-- begin Material provided --
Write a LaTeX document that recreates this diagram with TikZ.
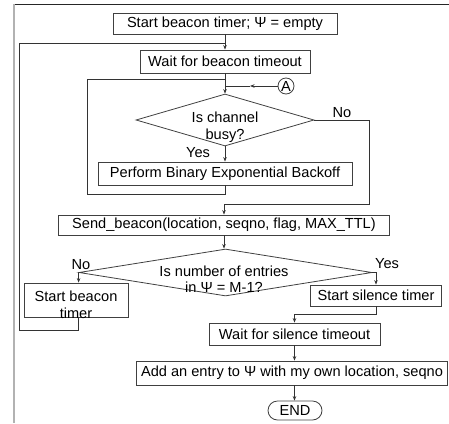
\documentclass[tikz,border=0pt]{standalone}
\usepackage{fontspec}
\setmainfont{Liberation Sans}
\usetikzlibrary{shapes.geometric,arrows.meta}
\begin{document}
\begin{tikzpicture}[x=1pt,y=-1pt,
  font=\fontsize{14.6}{16.5}\selectfont,
  ln/.style={draw=black!80, line width=0.8pt},
  box/.style={draw=black!75, line width=0.8pt, rectangle, inner sep=0pt, align=center},
  dia/.style={draw=black!75, line width=0.8pt, diamond, inner sep=0pt},
  lbl/.style={inner sep=0pt, align=center},
  arr/.style={ln, -{Stealth[length=4.5pt,width=3.5pt]}}]
\useasboundingbox (0,0) rectangle (449,423);
% frame
\draw[black!85, line width=1pt] (14,4) -- (449,4);
\draw[black!30, line width=2pt] (13.5,4) -- (13.5,423);
% nodes
\node[box, minimum width=224pt, minimum height=21pt] (b1) at (225,23.5) {Start beacon timer; Ψ = empty};
\node[box, minimum width=170pt, minimum height=23pt] (b2) at (225,61.5) {Wait for beacon timeout};
\coordinate (j1) at (225,43);
\coordinate (j2) at (225,79);
\coordinate (ja) at (225,86);
\coordinate (am) at (250,86);
\node[circle, draw=black!75, line width=0.8pt, minimum size=16pt, inner sep=0pt] (A) at (286,86) {A};
\node[dia, minimum width=178pt, minimum height=52pt] (d1) at (225,120) {};
\node[lbl] (t1) at (225,127) {Is channel\\busy?};
\node[lbl] (no1) at (342,113) {No};
\node[lbl] (yes1) at (198,153) {Yes};
\node[box, minimum width=254pt, minimum height=23pt] (b3) at (225,173.5) {Perform Binary Exponential Backoff};
\node[box, minimum width=331pt, minimum height=20pt] (b4) at (224,225) {Send\_beacon(location, seqno, flag, MAX\_TTL)};
\node[dia, minimum width=293pt, minimum height=47pt] (d2) at (225.5,272.5) {};
\node[lbl] (t2) at (224,279) {Is number of entries\\in Ψ = M-1?};
\node[lbl] (no2) at (81,265) {No};
\node[lbl] (yes2) at (387,264) {Yes};
\node[box, minimum width=104pt, minimum height=34pt] (b5) at (76,300) {};
\node[lbl] (t5) at (76,305) {Start beacon\\timer};
\node[box, minimum width=131pt, minimum height=21pt] (b6) at (376,295.5) {Start silence timer};
\node[box, minimum width=171pt, minimum height=22pt] (b7) at (294.5,334) {Wait for silence timeout};
\node[box, minimum width=311pt, minimum height=24pt] (b8) at (292,373) {Add an entry to Ψ with my own location, seqno};
\node[draw=black!75, line width=0.8pt, rounded corners=9.5pt, minimum width=54pt, minimum height=19pt, inner sep=0pt] (end) at (295,410.5) {END};
% connectors
\draw[arr] (b1.south) -- (b2.north);
\draw[arr] (b2.south) -- (d1.north);
\draw[arr] (A.west) -- (am);
\draw[ln] (am) -- (ja);
\draw[arr] (d1.south) -- (b3.north);
\draw[ln] (b3.south) -- ++(0,9) -| (87,79) -- (j2);
\draw[arr] (d1.east) -| (369,204) -| (b4.north);
\draw[arr] (b4.south) -- (b4.south |- d2.north);
\draw[arr] (d2.west) -- (d2.west |- b5.north);
\draw[ln] (d2.west |- b5.south) -- ++(0,13) -| (19,43) -- (j1);
\draw[arr] (d2.east) -| (b6.north);
\draw[arr] (b6.south) -- ++(0,8) -| (b7.north);
\draw[arr] (b7.south) -- (b7.south |- b8.north);
\draw[arr] (b7.south |- b8.south) -- (b7.south |- end.north);
\end{tikzpicture}
\end{document}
-- end Material provided --
Direction: Pick out every line above that holds the word "with" and copy it.

Full answer:
Write a LaTeX document that recreates this diagram with TikZ.
\node[box, minimum width=311pt, minimum height=24pt] (b8) at (292,373) {Add an entry to Ψ with my own location, seqno};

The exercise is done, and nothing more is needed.